There’s no place like /home
One important detail when adding a new account is that the useradd command does not necessarily add a home directory for a new user. If you want this step to be taken only some of the time, you can add -m (think of this as the “make home” option) with your useradd commands.
$ sudo useradd -m -g devops -c "John Doe" jdoe2
The options in this command:
- -m creates the home directory and populates it with start-up files
- -g specifies the group to assign the user to
- -c adds a descriptor for the account (usually the person’s name)

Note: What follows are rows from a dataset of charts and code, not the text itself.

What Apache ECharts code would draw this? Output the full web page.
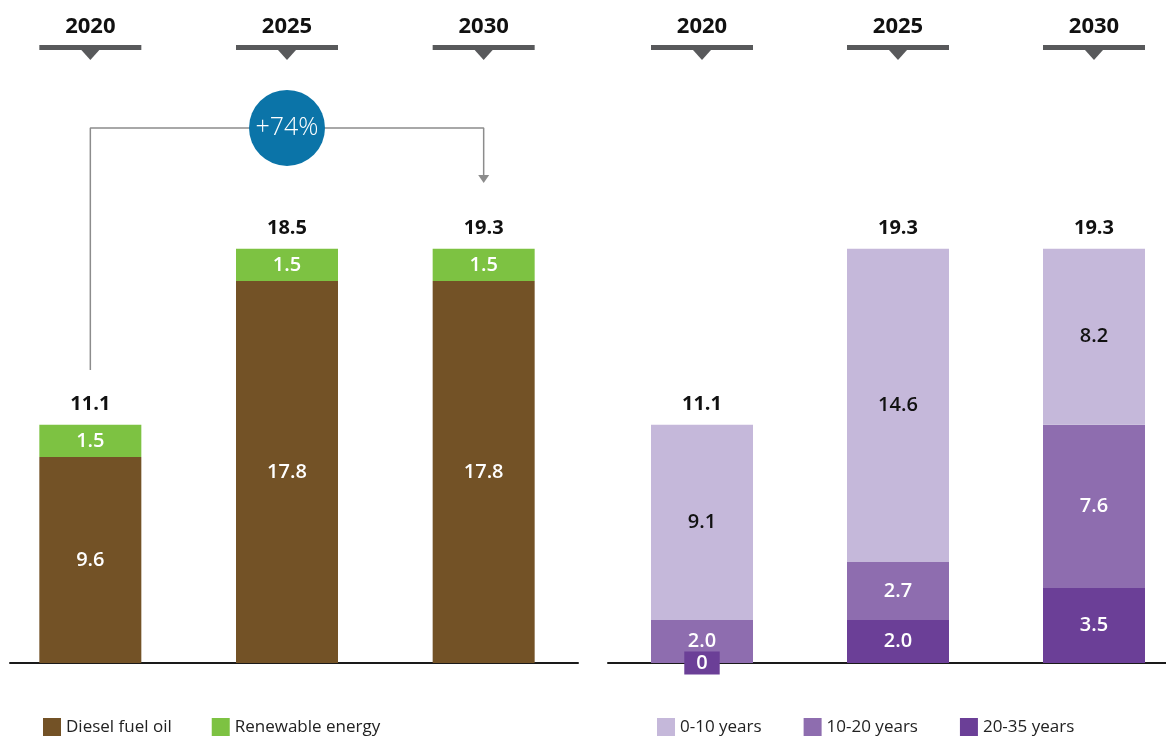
<!DOCTYPE html>
<html>
<head>
<meta charset="utf-8">
<script src="https://cdn.jsdelivr.net/npm/echarts@6/dist/echarts.min.js"></script>
<style>
  html, body { margin: 0; padding: 0; background: #ffffff; }
  #chart { width: 1166px; height: 736px; }
</style>
</head>
<body>
<div id="chart"></div>
<script>
// Years shown on both panels
const years = ['2020', '2025', '2030'];

// Left panel: fuel mix
const dieselFuelOil = [9.6, 17.8, 17.8];
const renewableEnergy = [1.5, 1.5, 1.5];
const fuelTotals = ['11.1', '18.5', '19.3'];

// Right panel: age of generating fleet
const age0to10 = [9.1, 14.6, 8.2];
const age10to20 = [2.0, 2.7, 7.6];
const age20to35 = [0, 2.0, 3.5];
const ageTotals = ['11.1', '19.3', '19.3'];

// Growth annotation between 2020 and 2030
const growthLabel = '+74%';
const bracketStart = 13.65;   // just above the 2020 total
const bracketLevel = 24.93;   // height of the horizontal run
const bracketEnd = 22.7;      // where the arrow stops over 2030

const FONT = '"Open Sans", "DejaVu Sans", sans-serif';
const C = {
  diesel: '#735226',
  renew: '#7DC242',
  a0: '#C5B8DA',
  a10: '#8E6DAF',
  a20: '#6B3F97',
  header: '#58595B',
  bracket: '#8C8C8C',
  bubble: '#0B74A8'
};
const Y_MAX = 28;
const BAR_W = 102;

const fmt = v => (v === 0 ? '0' : v.toFixed(1));

function segLabel(color) {
  return {
    show: true, position: 'inside', color: color,
    fontFamily: FONT, fontSize: 20, fontWeight: 600,
    formatter: p => fmt(p.value)
  };
}

function totalSeries(gridIdx, totals) {
  return {
    type: 'bar', xAxisIndex: gridIdx, yAxisIndex: gridIdx,
    stack: 's' + gridIdx, barWidth: BAR_W, silent: true,
    data: totals.map(() => 0),
    itemStyle: { color: 'transparent' },
    label: {
      show: true, position: 'top', distance: 10,
      color: '#111', fontFamily: FONT, fontSize: 20, fontWeight: 'bold',
      formatter: p => totals[p.dataIndex]
    }
  };
}

// Year heading with a bar and a small down-pointing notch
function headerSeries(gridIdx) {
  return {
    type: 'custom', xAxisIndex: gridIdx, yAxisIndex: gridIdx, silent: true,
    data: years.map((y, i) => [i, 0]),
    encode: { x: 0, y: 1 },
    renderItem: (params, api) => {
      const cx = api.coord([api.value(0), 0])[0];
      const y0 = params.coordSys.y;
      return {
        type: 'group',
        children: [
          { type: 'text', style: {
              text: years[params.dataIndex], x: cx, y: y0 - 35,
              align: 'center', verticalAlign: 'middle',
              fontFamily: FONT, fontSize: 22, fontWeight: 'bold', fill: '#111' } },
          { type: 'rect', shape: { x: cx - 51, y: y0 - 17, width: 102, height: 5 },
            style: { fill: C.header } },
          { type: 'polygon', shape: { points: [[cx - 9, y0 - 12], [cx + 9, y0 - 12], [cx, y0 - 2]] },
            style: { fill: C.header } }
        ]
      };
    }
  };
}

const catAxis = gi => ({
  type: 'category', gridIndex: gi, data: years,
  axisLine: { show: false }, axisTick: { show: false }, axisLabel: { show: false }
});
const valAxis = gi => ({
  type: 'value', gridIndex: gi, min: 0, max: Y_MAX,
  show: false, splitLine: { show: false }
});
const baseX = gi => ({
  type: 'value', gridIndex: gi, min: 0, max: 1,
  axisLine: { show: true, onZero: false, lineStyle: { color: '#1a1a1a', width: 2 } },
  axisTick: { show: false }, axisLabel: { show: false }, splitLine: { show: false }
});
const baseY = gi => ({ type: 'value', gridIndex: gi, min: 0, max: 1, show: false, splitLine: { show: false } });

const option = {
  animation: false,
  backgroundColor: '#ffffff',
  grid: [
    { left: -8, width: 590, top: 62, bottom: 73, outerBoundsMode: 'none' },
    { left: 604, width: 588, top: 62, bottom: 73, outerBoundsMode: 'none' },
    { left: 10, width: 568, top: 662, bottom: 73, outerBoundsMode: 'none' },
    { left: 608, right: 0, top: 662, bottom: 73, outerBoundsMode: 'none' }
  ],
  xAxis: [catAxis(0), catAxis(1), baseX(2), baseX(3)],
  yAxis: [valAxis(0), valAxis(1), baseY(2), baseY(3)],
  legend: [
    {
      left: 43, top: 718, padding: 0, itemWidth: 18, itemHeight: 18, itemGap: 40,
      icon: 'rect', selectedMode: false,
      textStyle: { fontFamily: FONT, fontSize: 17, color: '#222' },
      data: ['Diesel fuel oil', 'Renewable energy']
    },
    {
      left: 657, top: 718, padding: 0, itemWidth: 18, itemHeight: 18, itemGap: 42,
      icon: 'rect', selectedMode: false,
      textStyle: { fontFamily: FONT, fontSize: 17, color: '#222' },
      data: ['0-10 years', '10-20 years', '20-35 years']
    }
  ],
  series: [
    // Left panel
    {
      name: 'Diesel fuel oil', type: 'bar', xAxisIndex: 0, yAxisIndex: 0,
      stack: 's0', barWidth: BAR_W, data: dieselFuelOil,
      itemStyle: { color: C.diesel }, label: segLabel('#ffffff')
    },
    {
      name: 'Renewable energy', type: 'bar', xAxisIndex: 0, yAxisIndex: 0,
      stack: 's0', barWidth: BAR_W, data: renewableEnergy,
      itemStyle: { color: C.renew }, label: segLabel('#ffffff')
    },
    totalSeries(0, fuelTotals),
    headerSeries(0),
    {
      // bracket from the 2020 total over to 2030
      type: 'line', xAxisIndex: 0, yAxisIndex: 0, silent: true,
      symbol: 'none', z: 1,
      lineStyle: { color: C.bracket, width: 1.5 },
      data: [[0, bracketStart], [0, bracketLevel], [2, bracketLevel], [2, bracketEnd]]
    },
    {
      type: 'scatter', xAxisIndex: 0, yAxisIndex: 0, silent: true,
      symbol: 'triangle', symbolRotate: 180, symbolSize: [11, 8],
      itemStyle: { color: C.bracket, opacity: 1 },
      data: [[2, bracketEnd - 0.15]]
    },
    {
      type: 'scatter', xAxisIndex: 0, yAxisIndex: 0, silent: true, z: 5,
      symbol: 'circle', symbolSize: 76,
      itemStyle: { color: C.bubble, opacity: 1 },
      label: {
        show: true, position: 'inside', formatter: growthLabel,
        color: '#ffffff', fontFamily: FONT, fontSize: 25, fontWeight: 300
      },
      data: [[1, bracketLevel]]
    },
    // Right panel
    {
      name: '20-35 years', type: 'bar', xAxisIndex: 1, yAxisIndex: 1,
      stack: 's1', barWidth: BAR_W,
      data: age20to35.map(v => v === 0
        ? { value: v, label: { backgroundColor: C.a20, padding: [0, 12, 0, 12], lineHeight: 23 } }
        : v),
      itemStyle: { color: C.a20 }, label: segLabel('#ffffff')
    },
    {
      name: '10-20 years', type: 'bar', xAxisIndex: 1, yAxisIndex: 1,
      stack: 's1', barWidth: BAR_W, data: age10to20,
      itemStyle: { color: C.a10 }, label: segLabel('#ffffff')
    },
    {
      name: '0-10 years', type: 'bar', xAxisIndex: 1, yAxisIndex: 1,
      stack: 's1', barWidth: BAR_W, data: age0to10,
      itemStyle: { color: C.a0 }, label: segLabel('#111111')
    },
    totalSeries(1, ageTotals),
    headerSeries(1),
    // Baselines
    { type: 'line', xAxisIndex: 2, yAxisIndex: 2, data: [], silent: true },
    { type: 'line', xAxisIndex: 3, yAxisIndex: 3, data: [], silent: true }
  ]
};

const chart = echarts.init(document.getElementById('chart'), null, { renderer: 'canvas' });
chart.setOption(option);
</script>
</body>
</html>
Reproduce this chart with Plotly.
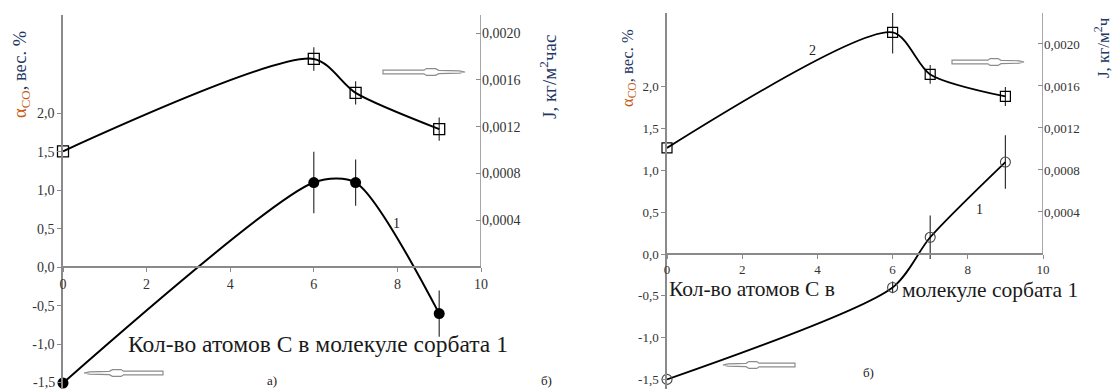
import plotly.graph_objects as go

W, H = 1113, 389

# ---------------- data ----------------
carbons = [0, 6, 7, 9]

# panel a
flux_a = [0.00099, 0.00178, 0.00149, 0.00118]
flux_a_err = [0, 0.0001, 0.0001, 0.0001]
alpha_a = [-1.5, 1.1, 1.1, -0.6]
alpha_a_err = [0, 0.4, 0.3, 0.3]

# panel b
flux_b = [0.00101, 0.00211, 0.00171, 0.00150]
flux_b_err = [0, 0.0002, 0.00009, 0.00009]
alpha_b = [-1.5, -0.4, 0.2, 1.1]
alpha_b_err = [0, 0.07, 0.26, 0.32]

x_ticks = [0, 2, 4, 6, 8, 10]
x_ticktext = ["0", "2", "4", "6", "8", "10"]
alpha_ticks = [-1.5, -1.0, -0.5, 0.0, 0.5, 1.0, 1.5, 2.0]
alpha_ticktext = ["-1,5", "-1,0", "-0,5", "0,0", "0,5", "1,0", "1,5", "2,0"]
flux_ticks = [0.0004, 0.0008, 0.0012, 0.0016, 0.0020]
flux_ticktext = ["0,0004", "0,0008", "0,0012", "0,0016", "0,0020"]

xlabel_full = "Кол-во атомов С в молекуле сорбата 1"
xlabel_b1 = "Кол-во атомов С в"
xlabel_b2 = "молекуле сорбата 1"
left_title = "<span style='color:#c55a11'>α<sub>CO</sub></span>, вес. %"
right_title_a = "J, кг/м<sup>2</sup>час"
right_title_b = "J, кг/м<sup>2</sup>ч"

# ---------------- helpers (pixel -> paper) ----------------
def X(px):
    return px / W

def Y(py):
    return 1 - py / H

SERIF = "Liberation Serif, Times New Roman, Times, serif"
AXC = "#8a8a8a"
TXC = "#333333"
SMOOTH = 0.75

# axis ranges derived from the picture's pixel geometry
a_left = [-1.578, 3.273]
a_right = [-0.001044, 0.002156]
b_left = [-1.615, 2.883]
b_right = [-0.001286, 0.002295]

fig = go.Figure()

err_kw = dict(type="data", thickness=1.2, width=0, color="#333333")

# panel a
fig.add_trace(go.Scatter(
    x=carbons, y=flux_a, xaxis="x", yaxis="y2", mode="lines+markers",
    line=dict(color="black", width=2, shape="spline", smoothing=SMOOTH),
    marker=dict(symbol="square-open", size=11, color="black", line=dict(width=1.3)),
    error_y=dict(array=flux_a_err, **err_kw), showlegend=False, cliponaxis=False))
fig.add_trace(go.Scatter(
    x=carbons, y=alpha_a, xaxis="x", yaxis="y", mode="lines+markers",
    line=dict(color="black", width=2, shape="spline", smoothing=SMOOTH),
    marker=dict(symbol="circle", size=11, color="black"),
    error_y=dict(array=alpha_a_err, **err_kw), showlegend=False, cliponaxis=False))

# panel b
fig.add_trace(go.Scatter(
    x=carbons, y=flux_b, xaxis="x2", yaxis="y4", mode="lines+markers",
    line=dict(color="black", width=1.8, shape="spline", smoothing=SMOOTH),
    marker=dict(symbol="square-open", size=10, color="black", line=dict(width=1.2)),
    error_y=dict(array=flux_b_err, **err_kw), showlegend=False, cliponaxis=False))
fig.add_trace(go.Scatter(
    x=carbons, y=alpha_b, xaxis="x2", yaxis="y3", mode="lines+markers",
    line=dict(color="black", width=1.8, shape="spline", smoothing=SMOOTH),
    marker=dict(symbol="circle-open", size=10, color="#444444", line=dict(width=1.1)),
    error_y=dict(array=alpha_b_err, **err_kw), showlegend=False, cliponaxis=False))

tickfont_a = dict(family=SERIF, size=14, color=TXC)
tickfont_b = dict(family=SERIF, size=13, color=TXC)

def xaxis_def(domain, pos, font):
    return dict(domain=domain, range=[0, 10], anchor="free", position=pos,
                tickvals=x_ticks, ticktext=x_ticktext, automargin=False,
                ticks="outside", ticklen=4, tickcolor=AXC, showline=True,
                linecolor=AXC, linewidth=1.5, showgrid=False, zeroline=False,
                tickfont=font)

def yleft(domain, rng, anchor, font):
    return dict(domain=domain, range=rng, anchor=anchor, automargin=False,
                tickvals=alpha_ticks, ticktext=alpha_ticktext, ticks="outside",
                ticklen=4, tickcolor=AXC, showline=True, linecolor=AXC,
                linewidth=1.5, showgrid=False, zeroline=False, tickfont=font)

def yright(domain, rng, anchor, over, font):
    return dict(domain=domain, range=rng, anchor=anchor, overlaying=over,
                side="right", tickvals=flux_ticks, ticktext=flux_ticktext,
                automargin=False, ticks="inside", ticklen=5, tickcolor=AXC,
                showline=False, showgrid=False, zeroline=False, tickfont=font)

fig.update_layout(
    width=W, height=H, margin=dict(l=0, r=0, t=0, b=0, autoexpand=False),
    paper_bgcolor="white", plot_bgcolor="rgba(0,0,0,0)",
    xaxis=xaxis_def([X(63), X(481)], Y(267), tickfont_a),
    xaxis2=xaxis_def([X(667), X(1043)], Y(254), tickfont_b),
    yaxis=yleft([0, Y(15)], a_left, "x", tickfont_a),
    yaxis2=yright([0, Y(15)], a_right, "x", "y", tickfont_a),
    yaxis3=yleft([0, Y(13)], b_left, "x2", tickfont_b),
    yaxis4=yright([0, Y(13)], b_right, "x2", "y3", tickfont_b),
)

shapes = []
# right axis lines (only from 0 upward)
shapes.append(dict(type="line", xref="x", yref="y2", x0=10, x1=10,
                   y0=0, y1=a_right[1], line=dict(color=AXC, width=1.5)))
shapes.append(dict(type="line", xref="x2", yref="y4", x0=10, x1=10,
                   y0=0, y1=b_right[1], line=dict(color=AXC, width=1.5)))

def arrow(xa_, xb_, yc, right=True):
    L = xb_ - xa_
    if right:
        t0, s = xa_, 1
    else:
        t0, s = xb_, -1
    def p(f):
        return t0 + s * f * L
    pts = [(p(0), yc - 1.8), (p(0.50), yc - 1.8), (p(0.53), yc - 3.4),
           (p(0.64), yc - 3.4), (p(0.68), yc - 1.7), (p(0.93), yc - 1.2),
           (p(1.0), yc), (p(0.93), yc + 1.2), (p(0.68), yc + 1.7),
           (p(0.64), yc + 3.4), (p(0.53), yc + 3.4), (p(0.50), yc + 1.8),
           (p(0), yc + 1.8)]
    path = "M " + " L ".join(f"{X(a):.5f},{Y(b):.5f}" for a, b in pts) + " Z"
    return dict(type="path", xref="paper", yref="paper", path=path,
                fillcolor="white", line=dict(color="#8c8c8c", width=1.2))

shapes.append(arrow(383, 465, 72, right=True))
shapes.append(arrow(84, 163, 373, right=False))
shapes.append(arrow(952, 1024, 62, right=True))
shapes.append(arrow(723, 795, 365, right=False))
fig.update_layout(shapes=shapes)

ann = []
def text(px, py, s, size, color="#222222", angle=0):
    ann.append(dict(x=X(px), y=Y(py), xref="paper", yref="paper", text=s,
                    showarrow=False, textangle=angle, xanchor="center",
                    yanchor="middle", font=dict(family=SERIF, size=size, color=color)))

text(318, 344, xlabel_full, 23.5, color="#1a1a1a")
text(752, 289, xlabel_b1, 21.5, color="#1a1a1a")
text(990, 290, xlabel_b2, 21.5, color="#1a1a1a")
text(21, 75, left_title, 18.5, color="#1f3864", angle=-90)
text(628, 68, left_title, 16.5, color="#1f3864", angle=-90)
text(548, 77, right_title_a, 19, color="#1f3864", angle=-90)
text(1102, 48, right_title_b, 17, color="#1f3864", angle=-90)
text(396, 223, "1", 14)
text(812, 51, "2", 14)
text(979, 209, "1", 14)
text(272, 380, "а)", 13)
text(868, 372, "б)", 13)
text(546, 380, "б)", 13)

# lowest left tick label of panel a sits at the page edge; plotly drops it, so add it as text
ann.append(dict(x=X(57), y=alpha_ticks[0], xref="paper", yref="y",
                text=alpha_ticktext[0], showarrow=False, xanchor="right",
                yanchor="middle", font=tickfont_a))
fig.update_layout(annotations=ann)

fig.write_html(
    "out.html",
    config={"displayModeBar": False},
    post_script="document.body.style.margin='0';document.body.style.overflow='hidden';",
)
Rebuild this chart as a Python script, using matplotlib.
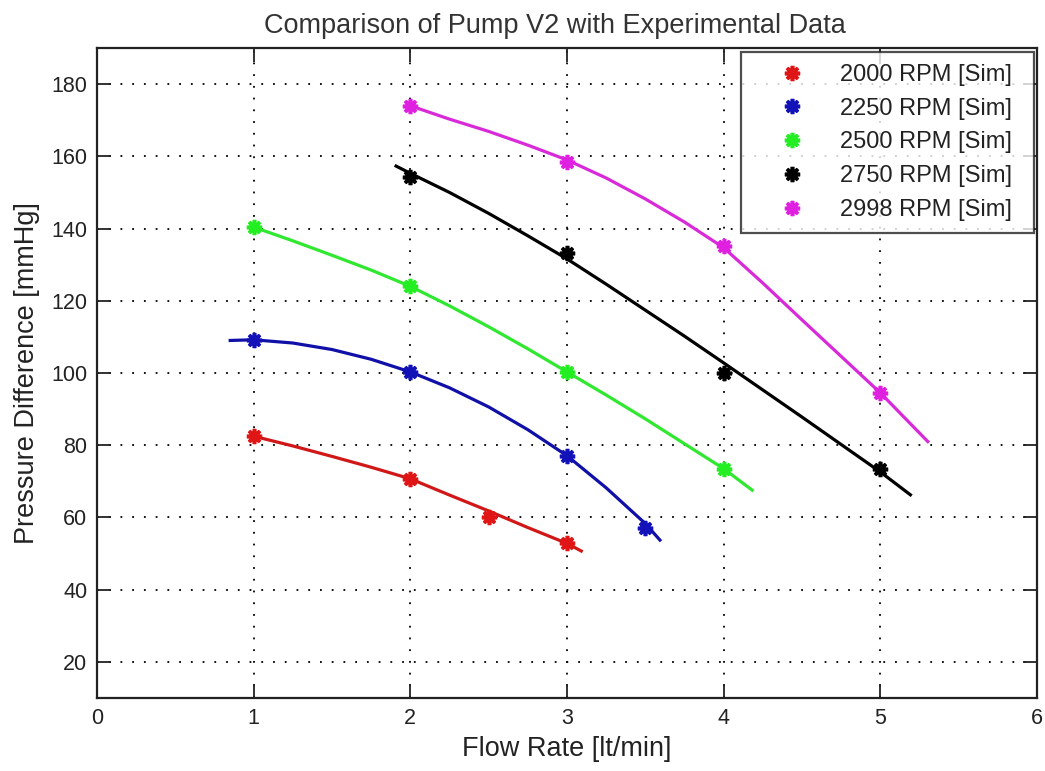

If you want a home directory to be created all of the time, you can change the default behavior by editing the /etc/login.defs file. Change or add a setting for the CREATE_HOME variable and set it to “yes”:
$ grep CREATE_HOME /etc/login.defs CREATE_HOME yes
Another option is to set yourself up with an alias so that useradd always uses the -m option.
$ alias useradd=’useradd -m’
Make sure you add the alias to your ~/.bashrc or similar start-up file to make it permanent.
Looking into /etc/login.defs
Here’s a command to list all the setting in the /etc/login.defs file. The grep commands are hiding comments and blank lines.
$ cat /etc/login.defs | grep -v "^#" | grep -v "^$" MAIL_DIR /var/mail FAILLOG_ENAB yes LOG_UNKFAIL_ENAB no LOG_OK_LOGINS no SYSLOG_SU_ENAB yes SYSLOG_SG_ENAB yes FTMP_FILE /var/log/btmp SU_NAME su HUSHLOGIN_FILE .hushlogin ENV_SUPATH PATH=/usr/local/sbin:/usr/local/bin:/usr/sbin:/usr/bin:/sbin:/bin ENV_PATH PATH=/usr/local/bin:/usr/bin:/bin:/usr/local/games:/usr/games TTYGROUP tty TTYPERM 0600 ERASECHAR 0177 KILLCHAR 025 UMASK 022 PASS_MAX_DAYS 99999 PASS_MIN_DAYS 0 PASS_WARN_AGE 7 UID_MIN 1000 UID_MAX 60000 GID_MIN 1000 GID_MAX 60000 LOGIN_RETRIES 5 LOGIN_TIMEOUT 60 CHFN_RESTRICT rwh DEFAULT_HOME yes CREATE_HOME yes <=== USERGROUPS_ENAB yes ENCRYPT_METHOD SHA512
Notice the various settings in this file determine the range of user ids to be used along with password aging and other setting (e.g., umask).
How to display a user’s groups
Users can be members of multiple groups for various reasons. Group membership gives a user access to group-owned files and directories, and sometimes this behavior is critical. To generate a list of the groups that some user belongs to, use the groups command.
$ groups jdoe jdoe : jdoe adm admin cdrom sudo dip plugdev lpadmin staff sambashare
You can list your own groups by typing “groups” without an argument.
How to add users to groups
If you want to add an existing user to another group, you can do that with a command like this:
$ sudo usermod -a -G devops jdoe
You can also add a user to multiple groups by specifying the groups in a comma-separated list:
$ sudo usermod -a -G devops,mgrs jdoe
The -a argument means “add” while -G lists the groups.
You can remove a user from a group by editing the /etc/group file and removing the username from the list. The usermod command may also have an option for removing a member from a group.
fish:x:16:nemo,dory,shark | V fish:x:16:nemo,dory
Adding and managing user groups isn't particularly difficult, but consistency in how you configure accounts can make it easier in the long run.